>> Begin INPUT FOR THIS TASK

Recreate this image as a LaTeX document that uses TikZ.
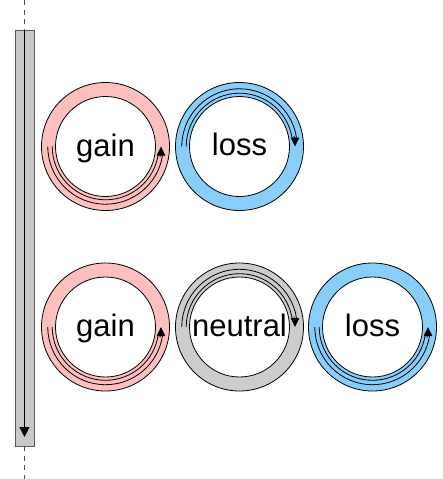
\documentclass[tikz,border=0pt]{standalone}
\usepackage{fontspec}
\setmainfont{Liberation Sans}
\usetikzlibrary{arrows.meta}
\definecolor{pinkc}{HTML}{FFBFBF}
\definecolor{bluec}{HTML}{87CEFA}
\definecolor{grayc}{HTML}{CCCCCC}
\definecolor{barc}{HTML}{C8C8C8}
\begin{document}
\begin{tikzpicture}[x=1pt,y=1pt,
  ring/.style={circle, draw=black, line width=0.8pt, fill=#1, minimum size=128pt, inner sep=0pt},
  hole/.style={circle, draw=black, line width=0.8pt, fill=white, minimum size=100pt, inner sep=0pt},
  lbl/.style={font=\fontsize{31}{36}\selectfont, anchor=base, inner sep=0pt},
  rail/.style={line width=0.8pt},
  tiphead/.style={line width=0.8pt, -{Triangle[length=9pt,width=8.5pt]}},
  guide/.style={draw=black!70, line width=0.9pt, dash pattern=on 5pt off 4.5pt},
  barbox/.style={draw=black!65, line width=0.9pt, fill=barc}
]
\useasboundingbox (0,0) rectangle (442,-479);
% time bar
\coordinate (ttop) at (24.5,0);
\coordinate (btop) at (24.5,-30);
\coordinate (bbot) at (24.5,-446);
\coordinate (tbot) at (24.5,-479);
\coordinate (tip) at (24.5,-437);
\draw[barbox] (15,-30) rectangle (34,-446);
\draw[guide] (ttop) -- (btop);
\draw[guide] (bbot) -- (tbot);
\draw[line width=0.9pt, -{Triangle[length=10pt,width=10pt]}] (btop) -- (tip);
% rings
\node[ring=pinkc] (r1) at (105.5,-146.5) {};
\node[hole] (h1) at (r1) {};
\node[ring=bluec] (r2) at (239.5,-146.5) {};
\node[hole] (h2) at (r2) {};
\node[ring=pinkc] (r3) at (105.5,-327) {};
\node[hole] (h3) at (r3) {};
\node[ring=grayc] (r4) at (239.5,-327) {};
\node[hole] (h4) at (r4) {};
\node[ring=bluec] (r5) at (372.5,-327) {};
\node[hole] (h5) at (r5) {};
% flow arcs: counter-clockwise under (gain / bottom loss)
\foreach \c in {r1,r3,r5}{
  \draw[rail] ([shift={(180:53.3)}]\c.center) arc[start angle=180, end angle=351, radius=53.3];
  \draw[rail] ([shift={(180:57.7)}]\c.center) arc[start angle=180, end angle=351, radius=57.7];
  \draw[tiphead] ([shift={(349:55.5)}]\c.center) arc[start angle=349, end angle=360, radius=55.5];
}
% clockwise over the top (top loss / neutral)
\foreach \c in {r2,r4}{
  \draw[rail] ([shift={(180:53.3)}]\c.center) arc[start angle=180, end angle=9, radius=53.3];
  \draw[rail] ([shift={(180:57.7)}]\c.center) arc[start angle=180, end angle=9, radius=57.7];
  \draw[tiphead] ([shift={(11:55.5)}]\c.center) arc[start angle=11, end angle=0, radius=55.5];
}
% labels
\node[lbl] (t1) at ([yshift=-9.5pt]r1.center) {gain};
\node[lbl] (t2) at ([yshift=-9pt]r2.center) {loss};
\node[lbl] (t3) at ([yshift=-9.5pt]r3.center) {gain};
\node[lbl] (t4) at ([yshift=-9pt]r4.center) {neutral};
\node[lbl] (t5) at ([yshift=-9pt]r5.center) {loss};
\end{tikzpicture}
\end{document}
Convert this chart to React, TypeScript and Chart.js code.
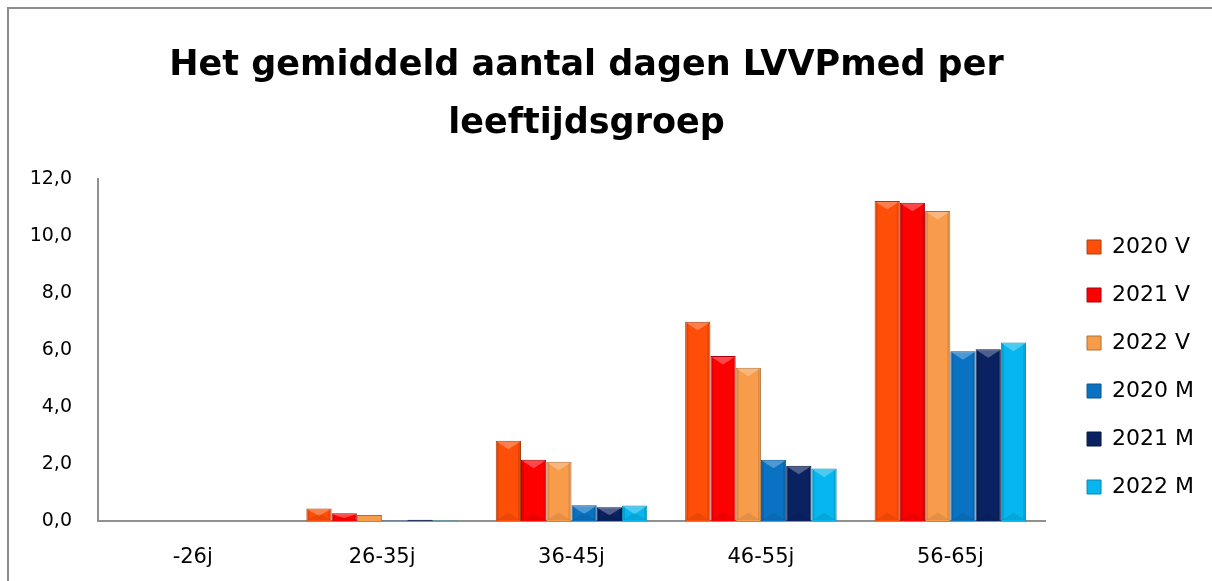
import React, { useEffect, useRef } from "react";
import { Chart, registerables } from "chart.js";

Chart.register(...registerables);

const categories = ["-26j", "26-35j", "36-45j", "46-55j", "56-65j"];
const seriesLabels = ["2020 V", "2021 V", "2022 V", "2020 M", "2021 M", "2022 M"];
const v2020 = [0, 0.44, 2.82, 6.99, 11.23];
const v2021 = [0, 0.27, 2.15, 5.79, 11.17];
const v2022 = [0, 0.21, 2.08, 5.38, 10.88];
const m2020 = [0, 0.02, 0.55, 2.15, 5.96];
const m2021 = [0, 0.04, 0.48, 1.94, 6.03];
const m2022 = [0, 0.02, 0.54, 1.84, 6.26];
const yTicks = [0, 2, 4, 6, 8, 10, 12];
const titleLines = ["Het gemiddeld aantal dagen LVVPmed per", "leeftijdsgroep"];

const colors = ["#FF4E08", "#FF0000", "#F89C4C", "#0A72C2", "#0A2262", "#06B6EE"];
const borders = ["#A8400E", "#A80010", "#B07034", "#0A5590", "#061640", "#0A88B0"];

const FONT = "'DejaVu Sans', sans-serif";

const bevelPlugin = {
  id: "bevel",
  afterDatasetsDraw(chart: any) {
    const ctx = chart.ctx;
    chart.data.datasets.forEach((_: any, di: number) => {
      const meta = chart.getDatasetMeta(di);
      meta.data.forEach((bar: any) => {
        const { x, y, base, width } = bar.getProps(["x", "y", "base", "width"], true);
        const h = base - y;
        if (h < 6) return;
        const l = x - width / 2 + 1;
        const r = x + width / 2 - 1;
        const d = Math.min(width * 0.3, h / 2);
        ctx.save();
        ctx.fillStyle = "rgba(255,255,255,0.28)";
        ctx.beginPath();
        ctx.moveTo(l, y + 1);
        ctx.lineTo(r, y + 1);
        ctx.lineTo(x, y + 1 + d);
        ctx.closePath();
        ctx.fill();
        ctx.fillStyle = "rgba(0,0,0,0.10)";
        ctx.fillRect(l, y + 1, 2, h - 2);
        ctx.fillRect(r - 2, y + 1, 2, h - 2);
        ctx.fillStyle = "rgba(0,0,0,0.08)";
        ctx.beginPath();
        ctx.moveTo(l, base - 1);
        ctx.lineTo(r, base - 1);
        ctx.lineTo(x, base - 1 - d);
        ctx.closePath();
        ctx.fill();
        ctx.restore();
      });
    });
  },
};

const shiftPlugin = {
  id: "shiftBoxes",
  afterLayout(chart: any) {
    if (chart.legend) {
      chart.legend.left += 16;
      chart.legend.right += 16;
      chart.legend.top += 64;
      chart.legend.bottom += 64;
    }
    if (chart.titleBlock) {
      chart.titleBlock.left -= 12.5;
      chart.titleBlock.right -= 12.5;
    }
  },
};

export default function App() {
  const ref = useRef<HTMLCanvasElement | null>(null);
  useEffect(() => {
    document.body.style.margin = "0";
    const values = [v2020, v2021, v2022, m2020, m2021, m2022];
    const chart = new Chart(ref.current!, {
      type: "bar",
      data: {
        labels: categories,
        datasets: values.map((d, i) => ({
          label: seriesLabels[i],
          data: d,
          backgroundColor: colors[i],
          borderColor: borders[i],
          borderWidth: 1,
          categoryPercentage: 0.8,
          barPercentage: 1.0,
        })),
      },
      plugins: [bevelPlugin, shiftPlugin],
      options: {
        animation: false,
        responsive: false,
        maintainAspectRatio: false,
        layout: { padding: { left: 10, right: 24, top: 37, bottom: 12 } },
        plugins: {
          title: {
            display: true,
            text: titleLines,
            color: "#000",
            font: { family: FONT, size: 35, weight: "bold", lineHeight: 1.657 },
            padding: { top: 0, bottom: 26 },
          },
          legend: {
            position: "right",
            labels: {
              color: "#000",
              boxWidth: 14,
              boxHeight: 14,
              padding: 26,
              font: { family: FONT, size: 22 },
            },
          },
          tooltip: { enabled: false },
        },
        scales: {
          x: {
            grid: { display: false, drawTicks: false },
            border: { color: "#909090", width: 2 },
            afterFit: (s: any) => {
              s.height = 48;
            },
            ticks: {
              color: "#000",
              padding: 24,
              font: { family: FONT, size: 21 },
            },
          },
          y: {
            min: 0,
            max: 12,
            afterBuildTicks: (s: any) => {
              s.ticks = yTicks.map((v) => ({ value: v }));
            },
            afterFit: (s: any) => {
              s.width = 88;
            },
            grid: { display: false, drawTicks: false },
            border: { color: "#909090", width: 2 },
            ticks: {
              color: "#000",
              padding: 26,
              font: { family: FONT, size: 19 },
              callback: (v: any) => Number(v).toFixed(1).replace(".", ","),
            },
          },
        },
      },
    });
    return () => chart.destroy();
  }, []);
  return (
    <div style={{ position: "relative", width: 1212, height: 581, overflow: "hidden", background: "#fff" }}>
      <div
        style={{
          position: "absolute",
          left: 7,
          top: 7,
          width: 1300,
          height: 700,
          border: "2px solid #8c8c8c",
          boxSizing: "border-box",
        }}
      />
      <canvas ref={ref} width={1212} height={581} style={{ position: "absolute", left: 0, top: 0 }} />
    </div>
  );
}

>> End INPUT FOR THIS TASK

== PROBLEM STATEMENT ==
From the line containing "Convert this chart" through the line containing "Chart.register(...registerables);", copy every line above exactly, without pictures.

== OUTPUT OF THE TASK ==
Convert this chart to React, TypeScript and Chart.js code.
import React, { useEffect, useRef } from "react";
import { Chart, registerables } from "chart.js";

Chart.register(...registerables);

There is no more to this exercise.